You become a less desirable target if others believe your assets are untouchable. Unlike low-hanging fruits, protected assets are located high up a tree, inaccessible to none but the most determined of claimants. If you make your assets difficult to access, predator plaintiff’s attorneys and their clients will likely look for an easier target elsewhere.
The critical factor is that you must have these plans in place before a claim arises, to be protected against that claim. Otherwise, the plaintiff can argue ‘fraudulent conveyance’ law to get the assets from you.
If a case does proceed to trial, your asset protection plan places a legal shield over your assets. Winning a lawsuit against you as an individual does not automatically give them access to your assets. An asset protection plan puts a barrier between the direct connection and control you have over your assets. This keeps them separate and distinct from you as an individual. It separates your various legal tools from one another as well. A plaintiff will have to file a lawsuit against each of the vehicles protecting your assets. This can quickly become tedious and expensive – and just enough to turn an opportunistic plaintiff away.
An asset protection plan can also be an inducement for an early settlement. Rather than try to pierce your plan and go through a time-consuming trial, a plaintiff may opt to settle. This can save you not only time, but money as well. Even if you have to pay a certain amount, chances are, the settlement will be nowhere near the original demand. Paying a defense attorney $30,000 to protect you rather than $5 million is an economically valid decision. You can and avoid a drawn-out, emotionally taxing trial. The peace of mind alone pays for itself.
Asset Protection Strategies
So, what legal tools are available to protect your assets?
The key to protecting your assets from a lawsuit is to surrender complete control over them. The courts cannot use them to settle a judgement against you if, legally speaking, they no longer belong to you. Begin by transferring your assets to an asset protection vehicle or vehicles, depending on the amount of assets you have. You could place them in a family limited partnership (FLP), a limited liability company (LLC) or some other instrument that offers you the best protection for your type of assets.
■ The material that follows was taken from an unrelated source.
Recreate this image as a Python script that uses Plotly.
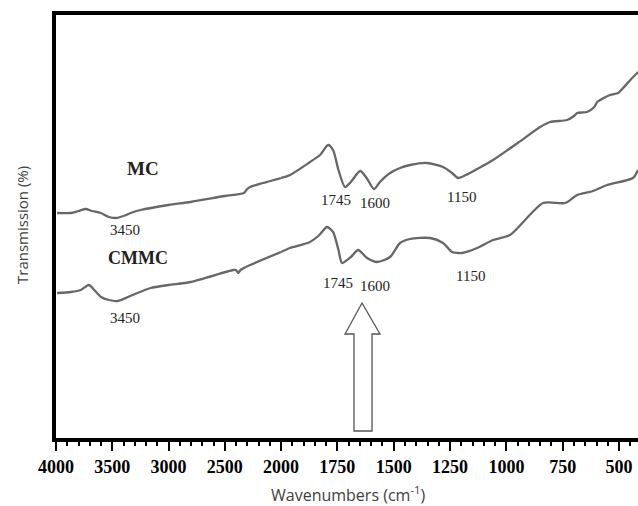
import plotly.graph_objects as go
import numpy as np

# ---------------- data ----------------
wavenumber_mc = [3990, 3867, 3800, 3735, 3680, 3602, 3530, 3469, 3400, 3336, 3248, 3000, 2805,
                 2500, 2330, 2300, 2274, 2159, 2000, 1960, 1871, 1827, 1791, 1769, 1745,
                 1716, 1690, 1649, 1620, 1587, 1561, 1516, 1472, 1427, 1352, 1281, 1241,
                 1214, 1180, 1130, 1059, 950, 850, 806, 731, 700, 686, 642, 610, 597, 540,
                 504, 482, 450, 415]
transmission_mc = [227, 227, 229, 231, 229, 227, 223, 222, 224, 227, 230, 235, 238,
                   244, 247, 251, 253, 257, 262, 265, 278, 285, 295, 290, 270,
                   253, 258, 269, 262, 251, 258, 267, 272, 275, 277, 273, 267,
                   262, 265, 271, 280, 297, 313, 318, 320, 324, 327, 328, 333, 338, 345,
                   347, 352, 360, 368]

wavenumber_cmmc = [3990, 3867, 3780, 3708, 3660, 3600, 3530, 3451, 3320, 3159, 3000, 2805,
                   2425, 2400, 2381, 2360, 2274, 2000, 1960, 1871, 1830, 1796, 1769, 1745,
                   1729, 1690, 1658, 1618, 1574, 1516, 1472, 1427, 1339, 1281, 1241, 1214,
                   1197, 1130, 1059, 984, 837, 739, 686, 615, 553, 438, 416]
transmission_cmmc = [147, 148, 150, 155, 150, 143, 140, 139, 145, 152, 155, 158,
                     170, 170, 167, 170, 175, 188, 192, 198, 205, 213, 208, 190,
                     177, 183, 190, 182, 178, 183, 197, 201, 202, 197, 188, 187,
                     187, 192, 200, 205, 237, 237, 245, 249, 255, 262, 270]

high_ticks = [4000, 3500, 3000, 2500, 2000]
low_ticks = [1750, 1500, 1250, 1000, 750, 500]

series_names = ["MC", "CMMC"]
peak_labels = ["3450", "1745", "1600", "1150"]

# ---------------- figure ----------------
W, H = 638, 506
L, R, T, B = 56, 0, 15, 68
split = 2000
x_end = 416
left_px = 56
split_px = 281
dom_split = (split_px - left_px) / (W - left_px - R)

def px(xp, yp):
    return (xp - left_px) / (W - left_px - R), (438 - yp) / (438 - 15)

line_color = "#676767"
fig = go.Figure()

for name, wn, tr in [(series_names[0], wavenumber_mc, transmission_mc),
                     (series_names[1], wavenumber_cmmc, transmission_cmmc)]:
    wn = np.array(wn, dtype=float)
    tr = np.array(tr, dtype=float)
    hi = wn >= split
    lo = wn <= split
    fig.add_trace(go.Scatter(x=wn[hi], y=tr[hi], mode="lines", name=name,
                             line=dict(color=line_color, width=2.3, shape="spline", smoothing=0.7),
                             xaxis="x", yaxis="y", showlegend=False))
    fig.add_trace(go.Scatter(x=wn[lo], y=tr[lo], mode="lines", name=name,
                             line=dict(color=line_color, width=2.3, shape="spline", smoothing=0.7),
                             xaxis="x2", yaxis="y", showlegend=False))

tickfont = dict(family="Liberation Serif", size=18, color="black", weight="bold")
common = dict(showline=True, linecolor="black", linewidth=4, mirror=True,
              ticks="outside", ticklen=9, tickwidth=2, tickcolor="black",
              showgrid=False, zeroline=False, tickfont=tickfont, automargin=False)

fig.update_layout(
    width=W, height=H,
    margin=dict(l=L, r=R, t=T, b=B, autoexpand=False),
    paper_bgcolor="white", plot_bgcolor="white",
    xaxis=dict(domain=[0, dom_split], range=[4000, split], tickvals=high_ticks,
               minor=dict(dtick=100, ticks="outside", ticklen=4, tickwidth=1.5,
                          tickcolor="black", showgrid=False),
               anchor="y", **common),
    xaxis2=dict(domain=[dom_split, 1], range=[split, x_end], tickvals=low_ticks,
                minor=dict(dtick=50, ticks="outside", ticklen=4, tickwidth=1.5,
                           tickcolor="black", showgrid=False),
                anchor="y", **common),
    yaxis=dict(range=[2, 425], showline=True, linecolor="black", linewidth=4,
               showticklabels=False, ticks="", showgrid=False, zeroline=False,
               automargin=False),
)

serif = "Liberation Serif"
ann = []
def add_text(text, xp, yp, size=15, bold=False, family=serif, color="#222", angle=0):
    x, y = px(xp, yp)
    ann.append(dict(text=text, x=x, y=y, xref="paper", yref="paper", showarrow=False,
                    xanchor="center", yanchor="middle", textangle=angle,
                    font=dict(family=family, size=size, color=color,
                              weight="bold" if bold else "normal")))

add_text(series_names[0], 143, 168, size=19, bold=True)
add_text(series_names[1], 138, 258, size=18, bold=True)
add_text(peak_labels[0], 125, 230)
add_text(peak_labels[0], 125, 318)
add_text(peak_labels[1], 336, 200)
add_text(peak_labels[2], 375, 203)
add_text(peak_labels[3], 461, 197)
add_text(peak_labels[1], 338, 283)
add_text(peak_labels[2], 375, 286)
add_text(peak_labels[3], 470, 276)
add_text("Wavenumbers (cm<sup>-1</sup>)", 348, 494, size=16, family="Open Sans", color="#404040")
add_text("Transmission (%)", 22, 225, size=15, family="Open Sans", color="#404040", angle=-90)
fig.update_layout(annotations=ann)

# hollow arrow
pts = [(362, 303), (345, 334), (354, 334), (354, 431), (372, 431), (372, 334), (380, 334)]
pp = [px(a, b) for a, b in pts]
path = "M " + " L ".join(f"{x:.4f},{y:.4f}" for x, y in pp) + " Z"
fig.add_shape(type="path", path=path, xref="paper", yref="paper",
              line=dict(color="#555555", width=1.3), fillcolor="white")

fig.write_html("out.html", config={"displayModeBar": False},
               post_script="document.body.style.margin='0';document.body.style.overflow='hidden';")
As a rule, you should avoid creating a single legal entity to hold all your assets. Using different asset protection instruments for each type of asset is an effective and efficient way to discourage frivolous claims. It would encourage a claimant to sue you if they can access all your assets when they sue just one entity. The opposite, that they would have to file separate lawsuits against several different entities, would discourage them, particularly if the cost to do so were excessive and the odds of recovery were reduced.
Modern asset protection strategies now give you the option of using some or all of the following:
- Domestic trusts
- Offshore trusts
- Limited Partnerships
- Equity Stripping
- Retirement Plans
Make certain your attorney explains to you the plusses and minuses of each one before coming to a decision. It is smart to consult a trustworthy professional in the field. The world of domestic and offshore asset protection can be confusing and overwhelming to the uninitiated. An objective and experienced guide can help you reach a decision that works best for you.
Qualified Retirement Plans
One very effective asset protected tool are qualified retirement plans.
There are still a few income tax shelters that are sanctioned by the government. Some of these include tax-deferred retirement plans such as an IRA, 401 (K) and company pension plans. These instruments are protected from personal injury and malpractice claims under federal or California law. It makes sense to regularly put as much as you legally can into these funds. In most states, your money is 100 percent protected. Of course, this is under the condition that you don’t make withdrawals until at least the age of 59½. Early withdrawals are taxable and, worse, your opponents can tap them to satisfy a judgement against you. Maximizing your contributions to these funds reduces your taxes and can simplify estate planning in the long run.